- Citizenship: Uganda
- Education: Master of Laws(Hons) Makerere University
- Employer: Uganda
- Organization: Electricity Regulatory Authority
- Title: Ambassador
- Children: Four Children

= Joan Rwabyomere =

Joan Rwabyomere is a Ugandan lawyer, business woman and diplomat who was the Uganda's High Commissioner to London and Nigeria.She is currently a board member of the Electricity Regulatory Authority (ERA).

== Education ==
Rwabyomere earned a Master of Laws(Hons) from Makerere University, Master’s Degree in International Trade and Investment and a Masters of Business Administration in Oil and Gas Management.

== Career ==
Rwabyomere was the deputy Director General of the External Security Organisation (ESO) before being appointed as Uganda’s High Commissioner to London (2006 – 2013), and to Nigeria (2000 – 2005).

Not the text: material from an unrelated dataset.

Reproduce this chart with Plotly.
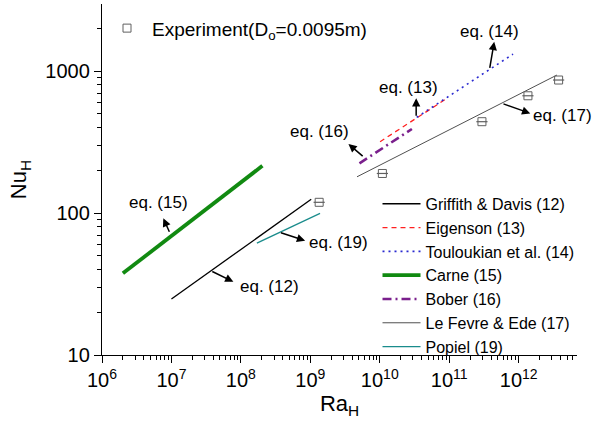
import plotly.graph_objects as go

# ---- data ----
gd_ra = [1.0e7, 1.03e9]
gd_nu = [24.8, 125]
eig_ra = [1.01e10, 9.3e10]
eig_nu = [318, 643]
tou_ra = [3.4e10, 8.3e11]
tou_nu = [472, 1318]
carne_ra = [2.0e6, 2.04e8]
carne_nu = [37.6, 215]
bober_ra = [5.1e9, 2.9e10]
bober_nu = [224, 391]
lf_ra = [4.7e9, 3.56e12]
lf_nu = [180, 938]
pop_ra = [1.7e8, 1.38e9]
pop_nu = [61.3, 99.5]
exp_ra = [1.34e9, 1.09e10, 2.96e11, 1.36e12, 3.76e12]
exp_nu = [119, 190, 440, 670, 865]

x_exps = [6, 7, 8, 9, 10, 11, 12]
y_ticks = [10, 100, 1000]
y_ticktext = ["10", "100", "1000"]

FONT = "Arial, Liberation Sans, sans-serif"

x_ticks = [10.0 ** e for e in x_exps]
x_ticktext = ["10<sup>%d</sup>" % e for e in x_exps]
x_minor = [m * 10.0 ** e for e in range(6, 13) for m in range(2, 10)]
y_minor = [m * 10.0 ** e for e in range(1, 4) for m in range(2, 10)]

fig = go.Figure()

def line(x, y, name, color, width, dash="solid"):
    fig.add_trace(go.Scatter(x=x, y=y, mode="lines", name=name,
                             line=dict(color=color, width=width, dash=dash)))

line(gd_ra, gd_nu, "Griffith & Davis (12)", "#000000", 1.3)
line(eig_ra, eig_nu, "Eigenson (13)", "#ff2020", 1.3, "5px,4px")
line(tou_ra, tou_nu, "Touloukian et al. (14)", "#2a2ad0", 1.6, "2px,4px")
line(carne_ra, carne_nu, "Carne (15)", "#118a11", 3.8)
line(bober_ra, bober_nu, "Bober (16)", "#7a1f8c", 2.6, "9px,4px,2px,4px")
line(lf_ra, lf_nu, "Le Fevre & Ede (17)", "#505050", 1.0)
line(pop_ra, pop_nu, "Popiel (19)", "#1a8c8c", 1.3)

# experiment squares (square with a horizontal bar)
fig.add_trace(go.Scatter(x=exp_ra, y=exp_nu, mode="markers",
                         name="Experiment(D<sub>o</sub>=0.0095m)", legend="legend2",
                         marker=dict(symbol="square-open", size=8, color="#606060",
                                     line=dict(width=1, color="#606060"))))
fig.add_trace(go.Scatter(x=exp_ra, y=exp_nu, mode="markers", showlegend=False,
                         marker=dict(symbol="line-ew", size=8, color="#606060",
                                     line=dict(width=1.2, color="#606060"))))

# ---- annotations: arrows (head at x,y; tail offset ax,ay in px) ----
arrows = [
    (6.883, 1.963, 6.7, 15),
    (7.892, 1.516, -22.6, -11),
    (8.925, 1.805, -25.7, -8.4),
    (9.549, 2.486, 15.7, 13.3),
    (10.524, 2.808, 0, 19),
    (11.648, 3.206, -4.7, 27.6),
    (12.167, 2.702, -28.3, -10),
]
for hx, hy, ax, ay in arrows:
    fig.add_annotation(x=hx, y=hy, xref="x", yref="y", ax=ax, ay=ay,
                       text="", showarrow=True, arrowhead=2, arrowsize=1.1,
                       arrowwidth=1.5, arrowcolor="black")

labels = [
    ("eq. (15)", 6.817, 2.075, "center"),
    ("eq. (12)", 7.96, 1.486, "left"),
    ("eq. (19)", 8.95, 1.791, "left"),
    ("eq. (16)", 9.137, 2.577, "center"),
    ("eq. (13)", 10.414, 2.885, "center"),
    ("eq. (14)", 11.573, 3.277, "center"),
    ("eq. (17)", 12.177, 2.690, "left"),
]
for t, lx, ly, anc in labels:
    fig.add_annotation(x=lx, y=ly, xref="x", yref="y", text=t, showarrow=False,
                       xanchor=anc, yanchor="middle",
                       font=dict(family=FONT, size=17, color="black"))

axis_common = dict(
    type="log", showline=True, linecolor="black", linewidth=1.3,
    ticks="outside", ticklen=7, tickwidth=1.2, tickcolor="black",
    showgrid=False, zeroline=False, mirror=False, tickangle=0,
    tickfont=dict(family=FONT, size=20, color="black"),
)

fig.update_layout(
    width=603, height=425,
    margin=dict(l=102, r=26, t=4, b=70),
    paper_bgcolor="white", plot_bgcolor="white",
    font=dict(family=FONT, color="black"),
    xaxis=dict(**axis_common, range=[6, 12.84], tickmode="array",
               tickvals=x_ticks, ticktext=x_ticktext,
               minor=dict(ticks="outside", ticklen=4, tickwidth=1, tickcolor="black",
                          tickmode="array", tickvals=x_minor, showgrid=False),
               title=dict(text="Ra<sub>H</sub>", font=dict(family=FONT, size=22),
                          standoff=4)),
    yaxis=dict(**axis_common, range=[1, 3.4725], tickmode="array", tickvals=y_ticks,
               ticktext=y_ticktext,
               minor=dict(ticks="outside", ticklen=4, tickwidth=1, tickcolor="black",
                          tickmode="array", tickvals=y_minor, showgrid=False),
               title=dict(text="Nu<sub>H</sub>", font=dict(family=FONT, size=22),
                          standoff=12)),
    legend=dict(x=0.58, y=0.479, xanchor="left", yanchor="top",
                bgcolor="rgba(0,0,0,0)", borderwidth=0,
                font=dict(family=FONT, size=16), tracegroupgap=0,
                itemwidth=38),
    legend2=dict(x=0.0, y=0.985, xanchor="left", yanchor="top",
                 bgcolor="rgba(0,0,0,0)", borderwidth=0, itemwidth=40,
                 font=dict(family=FONT, size=19)),
    showlegend=True,
)

fig.write_html("out.html")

She was the Kabarole women representative in the National Resistance Council (1989–1996), Minister of State for Agriculture (1995–1996), Director, Uganda Electricity Board (1989–1995); Chairman, Board of Directors, Uganda Civil Aviation Authority (1989–1995),board member Women in Diplomatic Service, National Enterprise Corporation and Electricity Regulatory Authority; Delegate to the EU–ACP Joint Assembly (1989–1995).

== Controversies ==
Rwabyomere reportedly refused NRM party members from using a hall in Uganda House(London) to hold celebrations marking 24 years of their rule in 2010. She is also alleged to have deployed her relative at the High Commission.